Красота жизни. Дневник Кришнамурти - стр. 8
Смерть присутствует всюду, и, по-видимому, мы никогда не принимаем ее. Для нас это нечто мрачное и пугающее, чего следует избегать, о чем не принято говорить. Держать ее на расстоянии, за закрытой дверью. Но она всегда есть. Смерть – это красота любви, но человеку неведомо ни то, ни другое. Смерть – это боль, а любовь – это наслаждение, и они не должны пересекаться; их нужно держать порознь, и это разделение есть боль и страдание. Это разделение и бесконечный конфликт – они продолжаются с начала времен. Смерть всегда будет существовать для тех, кто не видит, что наблюдающий есть наблюдаемое, что переживающий есть переживаемое. Это подобно безбрежной реке, которая несет человека, со всеми его мирскими благами, его тщетами, страданием и знаниями. Если он не оставит в реке все те вещи, что накопил, и не выплывет на берег, смерть всегда будет подстерегать его, ожидать у порога. Когда он выходит из реки, у нее не оказывается берега; берег – это слово, наблюдатель. Он отбросил все, и реку, и берег. Ибо река – это время, а берега – это мысли во времени; река – это движение времени, а мысль – она берет в нем начало. Когда наблюдающий отбрасывает все, чем он является, тогда наблюдающий перестает существовать. Это не смерть. Это безвременье. Его нельзя постичь, потому что все известное относится ко времени; его нельзя ощутить: распознавание обусловлено временем. Свобода от известного – это свобода от времени. Бессмертие – это не слово, не книга и не созданный вами образ. Душа, «я», атман – дитя мысли, которая есть время. Когда нет времени, нет и смерти. Тогда есть любовь.
Небо на западе поблекло, и прямо над горизонтом показался юный месяц, робкий и нежный. Казалось, по дороге мелькало все: свадьба, смерть, детский смех, чьи-то рыдания. Рядом с молодым месяцем горела единственная звезда.

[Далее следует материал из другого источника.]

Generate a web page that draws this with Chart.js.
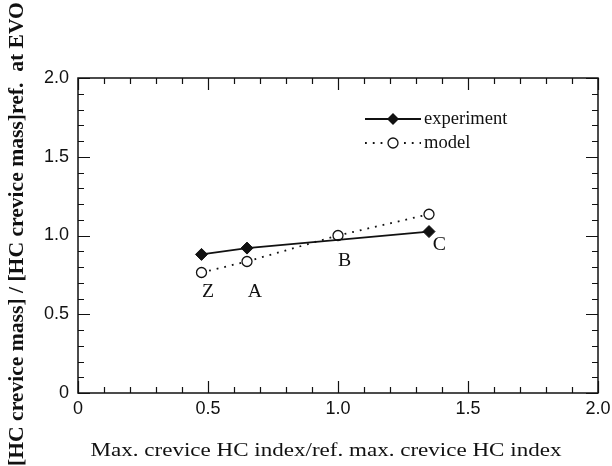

Этим утром река была особенно красива; солнце только восходило над деревьями и спрятавшейся в них деревушкой. Воздух был недвижим, и на воде не было ни всплеска. Днем будет довольно жарко, но сейчас стояла легкая прохлада, и на солнце грелась одинокая обезьяна. Большая и грузная, она обычно сидела там в одиночестве. Днем она исчезала и появлялась рано утром на верхушке тамаринда; когда становилось жарко, дерево будто проглатывало ее. На парапете, вместе с голубями, сидели золотисто-зеленые мухоловки, а на верхних ветках другого тамаринда расположились грифы. Тишина была безмерной, и он сидел на скамье, потерянный для этого мира.
Возвращаясь из аэропорта по тенистой дороге, где среди деревьев кричали красные и зелёные попугаи, посреди трассы ты увидел нечто похожее на большой тюк. Когда машина приблизилась, «тюк» оказался человеком, который лежал на дороге почти без одежды. Машина остановилась, и мы вышли. Тело его было большим, а голова очень маленькой; он смотрел сквозь листву на пронзительно синее небо. Мы тоже взглянули вверх, чтобы понять, куда он вглядывается: с дороги небо выглядело по-настоящему синим, а листва – по-настоящему зелёной. Он был недоразвит, и про него говорили, что он был одним из деревенских дурачков. Он так и не сдвинулся с места, и его пришлось очень осторожно объехать на машине. Мимо проходили крикливые дети и нагруженные верблюды – они не уделяли ему ни малейшего внимания. Описав широкий круг, пробежала собака. Попугаи были заняты своей болтовней. Засушливые поля, жители деревни, деревья и жёлтые цветы – все они были поглощены своим собственным существованием. Эта часть мира была малоразвитой, и не было никого, ни одной организации, чтобы позаботиться о таких людях. Тут были открытые сточные канавы, грязь и скученная масса людей, а священная река все несла свои воды вдаль. Безрадостность жизни была всюду, и высоко в синем небе парили тяжелокрылые грифы: они кружили часами, поджидая, высматривая.